We had gone down to the reception area beneath the balcony several times to check our progress, and once all seven were installed, we liked how they looked, both from the front, looking up from below, and up on the balcony, where you could see the stitching on the back of each quilt, something Emma Rose had foreseen in suggesting that we hang each one directly in front of the glass panel.
I am only realizing this as I am writing now, but our quilts are hanging over the rail of the balcony much as sword-mats hung over the rails of a whale ships. But in this case, the object is not to cushion a blow, but rather to raise the eyes of passersby by, and maybe their spirits too. As we were working, we saw a lot people, staff as well as patrons, look up at what we were doing. It was great to see four young kids gazing up at the quilts as their parents were checking out books and videos. A women who said she works at one of the restaurants out near the university said, “These are just beautiful.” One tall man paused near the balcony rail as we were working. I asked if he came to the library very often, and he said, “Every day since I became homeless.” I asked where he stays these days, and he pointed out through the window, “Over in the Cold Shelter.” He was curious about the art we were installing and he knew about Moby-Dick, so I asked if he would like to read in the Marathon, but he said he’d pass for now.
This first day had been very satisfying. We got a good start on the installation and we were beginning to get a feel for the library, its spaces, and its patrons. We would not be back on Tuesday, because we had each planned our schedule around our 2 pm meeting in my office at the school.
Immediately before meeting with Emma Rose on Tuesday, I met with Dustin Enockson and two of his associates from the Barnes & Noble Bookstore at NKU. They had offered to sell a variety of books during the course of the four-day Arts Fest, and this was our first opportunity to discuss the most desirable books and to address some of the logistical issues at each successive venue.
On Wednesday, April first, Emma Rose and I had agreed to meet at the library at noon, after I had picked up four of our large three-dimensional works–Abby Schlachter’s two body casts, Danielle Kleymeyer’s Shear, and Nancy Vagedes’ ceramic White Whale—from the Honors House and my office at the school. My wife Joan kindly loaned her SUV for this task.
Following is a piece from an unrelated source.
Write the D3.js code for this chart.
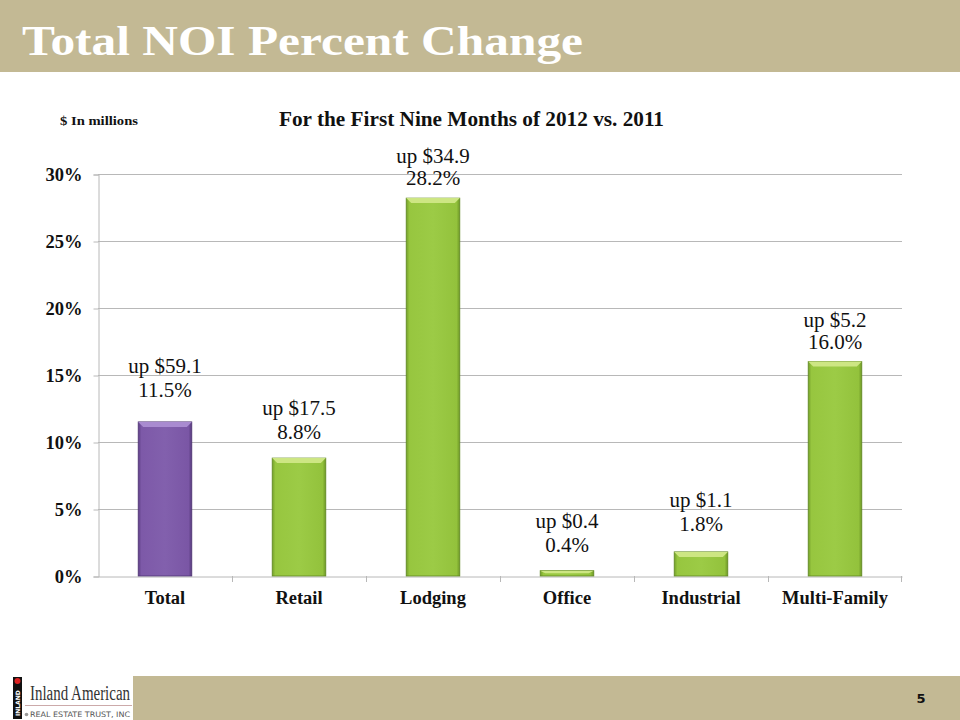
<!DOCTYPE html>
<html><head><meta charset="utf-8">
<script src="https://cdn.jsdelivr.net/npm/d3@7"></script>
<style>body{margin:0;background:#fff}svg{display:block}</style>
</head><body>
<script>
const categories = ["Total","Retail","Lodging","Office","Industrial","Multi-Family"];
const pctValues = [11.5, 8.8, 28.2, 0.4, 1.8, 16.0];
const dollarValues = ["59.1","17.5","34.9","0.4","1.1","5.2"];
const yTicks = [0,5,10,15,20,25,30];

const W=960,H=720;
const svg=d3.select("body").append("svg").attr("width",W).attr("height",H);
const defs=svg.append("defs");
const hdr="#c3b994";
svg.append("rect").attr("x",0).attr("y",0).attr("width",W).attr("height",72).attr("fill",hdr);
svg.append("rect").attr("x",133).attr("y",676).attr("width",W-133).attr("height",44).attr("fill",hdr);

svg.append("text").attr("x",22).attr("y",55).text("Total NOI Percent Change")
  .attr("font-family","Liberation Serif, serif").attr("font-weight","bold").attr("font-size",43)
  .attr("fill","#fff").attr("textLength",561).attr("lengthAdjust","spacingAndGlyphs");

svg.append("text").attr("x",921).attr("y",703).text("5").attr("text-anchor","middle")
  .attr("font-family","DejaVu Sans, sans-serif").attr("font-weight","bold").attr("font-size",13).attr("fill","#111");

// logo
svg.append("rect").attr("x",13).attr("y",677).attr("width",9).attr("height",42).attr("fill","#111");
svg.append("circle").attr("cx",17.5).attr("cy",681).attr("r",3).attr("fill","#d22");
svg.append("text").attr("transform","translate(20,716) rotate(-90)").text("INLAND")
  .attr("font-family","DejaVu Sans, sans-serif").attr("font-weight","bold").attr("font-size",6).attr("fill","#fff");
svg.append("text").attr("x",30).attr("y",700).text("Inland American")
  .attr("font-family","Liberation Serif, serif").attr("font-size",20).attr("fill","#333")
  .attr("textLength",100).attr("lengthAdjust","spacingAndGlyphs");
svg.append("line").attr("x1",25).attr("x2",132).attr("y1",705.5).attr("y2",705.5).attr("stroke","#caa").attr("stroke-width",1);
svg.append("text").attr("x",30).attr("y",717).text("REAL ESTATE TRUST, INC")
  .attr("font-family","DejaVu Sans, sans-serif").attr("font-size",7.5).attr("fill","#555")
  .attr("textLength",100).attr("lengthAdjust","spacingAndGlyphs");
svg.append("circle").attr("cx",26.5).attr("cy",714.5).attr("r",1.8).attr("fill","#999");

// titles
svg.append("text").attr("x",279).attr("y",126).text("For the First Nine Months of 2012 vs. 2011")
  .attr("font-family","Liberation Serif, serif").attr("font-weight","bold").attr("font-size",20).attr("fill","#111")
  .attr("textLength",385).attr("lengthAdjust","spacingAndGlyphs");
svg.append("text").attr("x",60).attr("y",125).text("$ In millions")
  .attr("font-family","Liberation Serif, serif").attr("font-weight","bold").attr("font-size",13).attr("fill","#111")
  .attr("textLength",78).attr("lengthAdjust","spacingAndGlyphs");

// scales
const x=d3.scaleBand().domain(categories).range([98,902]).padding(0);
const y=d3.scaleLinear().domain([0,30]).range([576,174]);

// gridlines
svg.append("g").selectAll("line").data(yTicks.filter(d=>d>0)).join("line")
  .attr("x1",98).attr("x2",902).attr("y1",d=>y(d)+0.5).attr("y2",d=>y(d)+0.5)
  .attr("stroke","#b8b8b8").attr("stroke-width",1);

// y axis
const yAxis=svg.append("g").attr("transform","translate(98.5,0.5)")
  .call(d3.axisLeft(y).tickValues(yTicks).tickFormat(d=>d+"%").tickSize(5).tickPadding(11));
yAxis.select(".domain").attr("stroke","#b8b8b8");
yAxis.selectAll(".tick line").attr("stroke","#b8b8b8");
yAxis.selectAll("text").attr("font-family","Liberation Serif, serif").attr("font-weight","bold")
  .attr("font-size",18.5).attr("fill","#111").attr("dy","0.35em");

// x axis
const xAxis=svg.append("g").attr("transform","translate(0,576.5)")
  .call(d3.axisBottom(x).tickSize(0).tickPadding(14));
xAxis.select(".domain").attr("stroke","#b8b8b8");
xAxis.selectAll("text").attr("font-family","Liberation Serif, serif").attr("font-weight","bold")
  .attr("font-size",18.5).attr("fill","#111");
svg.append("g").selectAll("line").data(categories.slice(1)).join("line")
  .attr("x1",d=>Math.round(x(d))+0.5).attr("x2",d=>Math.round(x(d))+0.5)
  .attr("y1",576).attr("y2",582).attr("stroke","#b8b8b8");
svg.append("line").attr("x1",901.5).attr("x2",901.5).attr("y1",576).attr("y2",582).attr("stroke","#b8b8b8");

// gradients
function grad(id,stops){
  const g=defs.append("linearGradient").attr("id",id).attr("x1",0).attr("x2",1).attr("y1",0).attr("y2",0);
  stops.forEach(s=>g.append("stop").attr("offset",s[0]).attr("stop-color",s[1]));
}
grad("gPurple",[[0,"#5e3f86"],[0.06,"#7d59a8"],[0.5,"#8260ad"],[0.94,"#7a56a5"],[1,"#563a7c"]]);
grad("gGreen",[[0,"#74a02a"],[0.06,"#97c63f"],[0.5,"#9ccb46"],[0.94,"#93c23c"],[1,"#6e9826"]]);

const bw=x.bandwidth()*0.4;
const bx=d=>x(d)+(x.bandwidth()-bw)/2;
const bars=svg.append("g").selectAll("g").data(categories).join("g");
bars.append("rect").attr("x",d=>bx(d)).attr("width",bw)
  .attr("y",(d,i)=>y(pctValues[i])).attr("height",(d,i)=>y(0)-y(pctValues[i]))
  .attr("fill",(d,i)=>i===0?"url(#gPurple)":"url(#gGreen)")
  .attr("stroke",(d,i)=>i===0?"#4f3573":"#5f8722").attr("stroke-width",0.8);
bars.append("path").attr("d",(d,i)=>{
  const x0=bx(d),x1=x0+bw,t=y(pctValues[i]),h=Math.min(5,(y(0)-t)/2);
  return `M${x0},${t}L${x1},${t}L${x1-5},${t+h}L${x0+5},${t+h}Z`;
}).attr("fill",(d,i)=>i===0?"#a98bd0":"#cde683");

// labels
const labelGap=[25,19,13,19,21,13];
const labelLine=[24,24,22,24,24,22];
const lab=svg.append("g").attr("font-family","Liberation Serif, serif").attr("font-size",21)
  .attr("fill","#111").attr("text-anchor","middle");
categories.forEach((c,i)=>{
  const cx=x(c)+x.bandwidth()/2;
  const base=y(pctValues[i])-labelGap[i];
  lab.append("text").attr("x",cx).attr("y",base-labelLine[i]).text("up $"+dollarValues[i]);
  lab.append("text").attr("x",cx).attr("y",base).text(pctValues[i].toFixed(1)+"%");
});
</script>
</body></html>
After getting home on Tuesday I was surprised to get an email from Emma Rose. Before leaving my office that afternoon, we had decided to take a few small pieces home that we could put in the display case the next day. She had taken Ahab’s Iron Crown by Landon Jones that Robert Del Tredici had recently praised in his email. To keep Ahab’s crowned head from flying forward if she made a sudden stop, she put him in a seat belt in her passenger seat. The photo she sent me that night made me think of the last time we see Ahab in the novel. After he thrust his harpoon at Moby for the last time, “the flying turn” of the whale line “caught him round the neck, and voicelessly as Turkish mutes bowstring their victim, he was shot out of the boat.”